Objective: Copy out every line in the entries below that includes "this".

-.-.-

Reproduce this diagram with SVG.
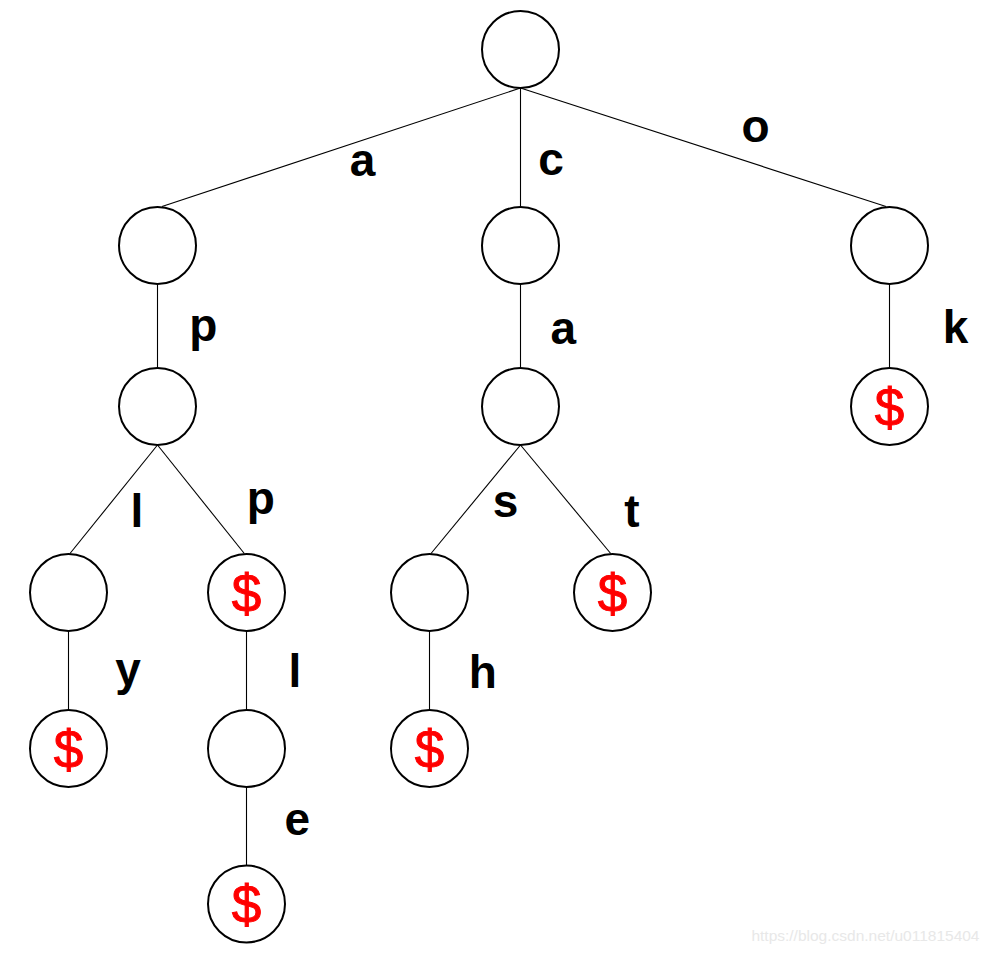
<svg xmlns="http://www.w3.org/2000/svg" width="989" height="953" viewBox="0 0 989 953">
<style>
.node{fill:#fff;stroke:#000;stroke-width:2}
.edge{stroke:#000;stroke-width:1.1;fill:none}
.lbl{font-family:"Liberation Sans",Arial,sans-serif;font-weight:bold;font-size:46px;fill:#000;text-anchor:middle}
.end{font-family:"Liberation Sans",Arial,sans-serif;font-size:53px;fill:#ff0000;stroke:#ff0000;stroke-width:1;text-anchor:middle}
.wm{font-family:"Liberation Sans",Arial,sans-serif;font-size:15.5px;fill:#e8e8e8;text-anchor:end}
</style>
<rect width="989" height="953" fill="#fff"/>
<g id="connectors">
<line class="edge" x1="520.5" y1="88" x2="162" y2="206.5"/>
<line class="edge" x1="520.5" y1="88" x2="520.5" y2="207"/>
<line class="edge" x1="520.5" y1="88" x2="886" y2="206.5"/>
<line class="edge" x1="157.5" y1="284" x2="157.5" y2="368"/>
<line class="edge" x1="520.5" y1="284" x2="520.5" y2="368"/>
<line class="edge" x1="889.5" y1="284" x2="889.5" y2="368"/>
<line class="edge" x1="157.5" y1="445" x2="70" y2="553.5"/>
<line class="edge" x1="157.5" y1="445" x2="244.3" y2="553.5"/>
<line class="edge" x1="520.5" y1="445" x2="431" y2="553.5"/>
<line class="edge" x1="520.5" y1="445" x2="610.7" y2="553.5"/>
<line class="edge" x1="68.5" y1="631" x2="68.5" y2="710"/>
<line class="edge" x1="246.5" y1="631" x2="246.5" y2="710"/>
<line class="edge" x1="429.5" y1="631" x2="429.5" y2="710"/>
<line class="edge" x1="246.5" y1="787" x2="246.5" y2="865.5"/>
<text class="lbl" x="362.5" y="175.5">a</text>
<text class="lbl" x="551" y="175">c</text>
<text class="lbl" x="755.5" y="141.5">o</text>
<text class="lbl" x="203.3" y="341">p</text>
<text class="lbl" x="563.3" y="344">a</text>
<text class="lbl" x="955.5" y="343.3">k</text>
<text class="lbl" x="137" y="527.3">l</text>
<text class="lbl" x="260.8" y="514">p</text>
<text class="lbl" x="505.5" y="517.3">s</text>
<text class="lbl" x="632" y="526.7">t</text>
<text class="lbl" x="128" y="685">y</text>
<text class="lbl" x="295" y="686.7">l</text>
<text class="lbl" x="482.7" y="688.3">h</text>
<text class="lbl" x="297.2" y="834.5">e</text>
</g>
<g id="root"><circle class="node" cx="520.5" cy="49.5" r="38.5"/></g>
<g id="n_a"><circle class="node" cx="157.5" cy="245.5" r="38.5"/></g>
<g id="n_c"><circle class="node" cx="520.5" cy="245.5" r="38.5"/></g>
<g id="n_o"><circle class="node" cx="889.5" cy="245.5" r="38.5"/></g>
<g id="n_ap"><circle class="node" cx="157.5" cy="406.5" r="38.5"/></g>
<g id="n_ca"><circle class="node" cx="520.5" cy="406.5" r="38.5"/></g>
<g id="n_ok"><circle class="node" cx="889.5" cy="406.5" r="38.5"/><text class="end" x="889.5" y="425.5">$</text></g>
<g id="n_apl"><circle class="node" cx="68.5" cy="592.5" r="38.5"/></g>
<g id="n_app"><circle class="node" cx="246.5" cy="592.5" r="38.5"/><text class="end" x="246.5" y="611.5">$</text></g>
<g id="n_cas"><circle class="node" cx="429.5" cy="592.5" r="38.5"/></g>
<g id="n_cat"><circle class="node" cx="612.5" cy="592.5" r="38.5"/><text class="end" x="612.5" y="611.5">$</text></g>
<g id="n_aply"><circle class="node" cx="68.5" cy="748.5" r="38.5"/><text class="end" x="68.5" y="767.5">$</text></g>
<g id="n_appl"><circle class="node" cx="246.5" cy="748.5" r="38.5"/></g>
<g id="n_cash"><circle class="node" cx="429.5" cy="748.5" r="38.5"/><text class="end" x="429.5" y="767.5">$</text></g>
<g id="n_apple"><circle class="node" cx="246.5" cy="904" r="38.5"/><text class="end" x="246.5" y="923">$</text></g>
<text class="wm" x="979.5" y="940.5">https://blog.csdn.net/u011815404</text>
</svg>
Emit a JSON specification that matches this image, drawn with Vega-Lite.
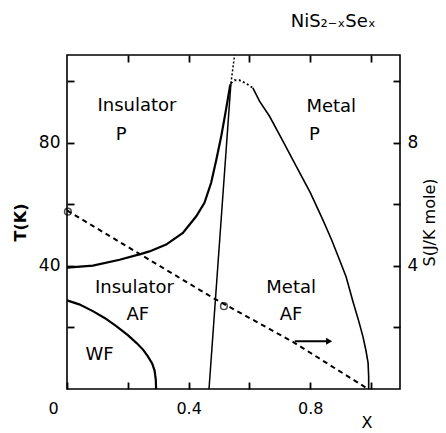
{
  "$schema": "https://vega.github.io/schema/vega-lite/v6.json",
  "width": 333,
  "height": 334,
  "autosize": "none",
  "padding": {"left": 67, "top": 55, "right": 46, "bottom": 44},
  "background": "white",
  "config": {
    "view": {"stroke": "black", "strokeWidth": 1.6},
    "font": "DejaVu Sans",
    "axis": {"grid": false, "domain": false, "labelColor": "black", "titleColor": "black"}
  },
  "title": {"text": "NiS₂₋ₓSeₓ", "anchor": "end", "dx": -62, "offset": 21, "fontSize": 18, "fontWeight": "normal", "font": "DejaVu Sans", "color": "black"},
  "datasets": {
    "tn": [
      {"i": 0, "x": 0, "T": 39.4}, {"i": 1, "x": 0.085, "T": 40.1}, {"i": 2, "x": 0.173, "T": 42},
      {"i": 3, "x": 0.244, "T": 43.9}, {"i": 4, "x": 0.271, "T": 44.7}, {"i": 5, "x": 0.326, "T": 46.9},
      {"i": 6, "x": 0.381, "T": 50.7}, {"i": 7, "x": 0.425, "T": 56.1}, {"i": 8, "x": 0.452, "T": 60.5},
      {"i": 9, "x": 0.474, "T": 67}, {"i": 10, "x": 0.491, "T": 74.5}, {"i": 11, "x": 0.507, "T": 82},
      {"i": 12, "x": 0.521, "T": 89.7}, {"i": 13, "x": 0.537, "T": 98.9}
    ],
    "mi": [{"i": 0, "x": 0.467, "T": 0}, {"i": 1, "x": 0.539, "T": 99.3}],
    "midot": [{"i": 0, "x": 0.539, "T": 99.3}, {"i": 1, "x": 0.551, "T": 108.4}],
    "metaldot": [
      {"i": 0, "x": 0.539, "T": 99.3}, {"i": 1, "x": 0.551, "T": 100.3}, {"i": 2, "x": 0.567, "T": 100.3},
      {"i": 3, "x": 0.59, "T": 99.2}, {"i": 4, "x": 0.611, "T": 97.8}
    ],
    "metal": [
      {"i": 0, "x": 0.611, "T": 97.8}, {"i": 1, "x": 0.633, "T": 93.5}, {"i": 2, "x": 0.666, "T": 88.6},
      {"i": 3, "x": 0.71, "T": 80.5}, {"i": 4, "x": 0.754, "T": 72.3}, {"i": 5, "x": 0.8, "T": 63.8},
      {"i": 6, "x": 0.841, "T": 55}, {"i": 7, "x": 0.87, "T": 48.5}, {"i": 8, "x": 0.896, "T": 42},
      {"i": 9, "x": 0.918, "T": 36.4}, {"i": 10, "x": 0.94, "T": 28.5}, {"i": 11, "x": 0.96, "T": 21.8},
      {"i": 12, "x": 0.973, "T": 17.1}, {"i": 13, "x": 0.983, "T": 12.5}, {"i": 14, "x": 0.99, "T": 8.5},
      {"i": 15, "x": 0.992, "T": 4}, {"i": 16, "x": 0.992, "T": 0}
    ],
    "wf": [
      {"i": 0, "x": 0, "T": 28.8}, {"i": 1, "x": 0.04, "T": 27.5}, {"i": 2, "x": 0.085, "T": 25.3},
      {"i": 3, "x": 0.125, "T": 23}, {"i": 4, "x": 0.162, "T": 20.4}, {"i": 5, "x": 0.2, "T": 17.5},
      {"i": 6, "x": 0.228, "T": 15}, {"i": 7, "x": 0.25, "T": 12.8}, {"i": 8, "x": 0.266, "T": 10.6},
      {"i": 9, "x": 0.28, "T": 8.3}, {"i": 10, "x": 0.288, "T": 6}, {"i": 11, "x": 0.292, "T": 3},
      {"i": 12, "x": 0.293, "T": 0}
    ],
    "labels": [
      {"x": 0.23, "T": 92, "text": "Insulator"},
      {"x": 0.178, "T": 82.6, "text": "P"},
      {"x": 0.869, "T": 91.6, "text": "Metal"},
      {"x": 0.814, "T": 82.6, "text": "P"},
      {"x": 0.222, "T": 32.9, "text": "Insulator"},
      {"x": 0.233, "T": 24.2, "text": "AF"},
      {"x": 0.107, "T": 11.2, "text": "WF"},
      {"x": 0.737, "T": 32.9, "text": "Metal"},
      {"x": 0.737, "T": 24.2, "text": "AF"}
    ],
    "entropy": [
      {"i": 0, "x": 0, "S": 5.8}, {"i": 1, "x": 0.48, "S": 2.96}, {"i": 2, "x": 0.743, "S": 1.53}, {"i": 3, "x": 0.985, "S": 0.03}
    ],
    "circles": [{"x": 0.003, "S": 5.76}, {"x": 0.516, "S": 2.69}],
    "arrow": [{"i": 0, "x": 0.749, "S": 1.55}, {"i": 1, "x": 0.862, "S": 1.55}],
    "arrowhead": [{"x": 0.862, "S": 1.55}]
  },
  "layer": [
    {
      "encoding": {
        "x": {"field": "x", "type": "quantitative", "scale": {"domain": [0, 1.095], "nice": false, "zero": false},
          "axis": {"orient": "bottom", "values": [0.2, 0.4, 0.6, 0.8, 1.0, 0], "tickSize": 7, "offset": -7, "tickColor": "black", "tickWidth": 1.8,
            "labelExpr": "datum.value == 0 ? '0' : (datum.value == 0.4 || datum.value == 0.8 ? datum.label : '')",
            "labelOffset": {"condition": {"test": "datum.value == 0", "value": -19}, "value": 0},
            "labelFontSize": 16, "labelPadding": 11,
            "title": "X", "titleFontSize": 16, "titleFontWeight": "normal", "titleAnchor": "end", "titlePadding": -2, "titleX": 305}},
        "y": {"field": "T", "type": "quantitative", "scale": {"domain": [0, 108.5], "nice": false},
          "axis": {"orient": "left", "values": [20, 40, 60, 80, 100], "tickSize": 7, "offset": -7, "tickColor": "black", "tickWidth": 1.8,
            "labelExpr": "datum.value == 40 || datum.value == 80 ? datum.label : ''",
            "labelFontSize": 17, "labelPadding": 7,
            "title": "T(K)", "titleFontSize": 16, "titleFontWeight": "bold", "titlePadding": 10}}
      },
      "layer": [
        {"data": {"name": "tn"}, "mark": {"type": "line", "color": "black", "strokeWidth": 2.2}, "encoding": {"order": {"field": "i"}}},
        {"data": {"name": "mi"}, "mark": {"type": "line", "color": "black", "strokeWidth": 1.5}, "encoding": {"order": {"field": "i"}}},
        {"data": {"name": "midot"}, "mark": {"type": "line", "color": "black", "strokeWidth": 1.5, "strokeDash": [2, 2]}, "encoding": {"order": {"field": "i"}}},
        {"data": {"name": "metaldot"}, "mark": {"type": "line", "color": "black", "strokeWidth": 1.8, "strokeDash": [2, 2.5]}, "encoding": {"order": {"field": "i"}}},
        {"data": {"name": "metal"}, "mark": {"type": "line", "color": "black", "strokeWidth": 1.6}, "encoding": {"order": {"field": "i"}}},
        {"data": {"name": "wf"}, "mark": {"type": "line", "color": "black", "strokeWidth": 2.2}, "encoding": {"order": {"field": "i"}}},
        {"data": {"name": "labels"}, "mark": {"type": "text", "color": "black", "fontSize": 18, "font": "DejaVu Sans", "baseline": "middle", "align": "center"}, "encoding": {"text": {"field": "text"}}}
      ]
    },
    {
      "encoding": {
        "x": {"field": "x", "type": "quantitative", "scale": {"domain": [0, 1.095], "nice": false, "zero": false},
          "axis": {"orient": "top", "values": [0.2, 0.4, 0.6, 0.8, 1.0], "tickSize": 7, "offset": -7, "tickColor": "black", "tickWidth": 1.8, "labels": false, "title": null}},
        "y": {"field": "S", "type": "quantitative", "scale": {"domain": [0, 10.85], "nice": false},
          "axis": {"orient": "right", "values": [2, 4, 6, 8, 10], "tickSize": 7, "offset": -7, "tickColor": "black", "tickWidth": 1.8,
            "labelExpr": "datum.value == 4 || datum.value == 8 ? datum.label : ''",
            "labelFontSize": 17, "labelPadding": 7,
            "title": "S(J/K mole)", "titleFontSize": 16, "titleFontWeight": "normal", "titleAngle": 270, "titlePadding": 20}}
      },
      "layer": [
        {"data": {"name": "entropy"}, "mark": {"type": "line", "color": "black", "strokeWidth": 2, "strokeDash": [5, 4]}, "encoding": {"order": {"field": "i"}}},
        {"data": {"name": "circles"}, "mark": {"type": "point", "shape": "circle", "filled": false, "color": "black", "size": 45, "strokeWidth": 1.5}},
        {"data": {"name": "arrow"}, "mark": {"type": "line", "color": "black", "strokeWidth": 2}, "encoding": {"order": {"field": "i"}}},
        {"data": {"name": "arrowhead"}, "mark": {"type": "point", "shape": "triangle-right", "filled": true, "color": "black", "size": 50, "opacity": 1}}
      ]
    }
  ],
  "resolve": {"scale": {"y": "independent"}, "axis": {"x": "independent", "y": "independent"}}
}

-.-.-

Finished exercise:
Reproduce this diagram with SVG.
Emit a JSON specification that matches this image, drawn with Vega-Lite.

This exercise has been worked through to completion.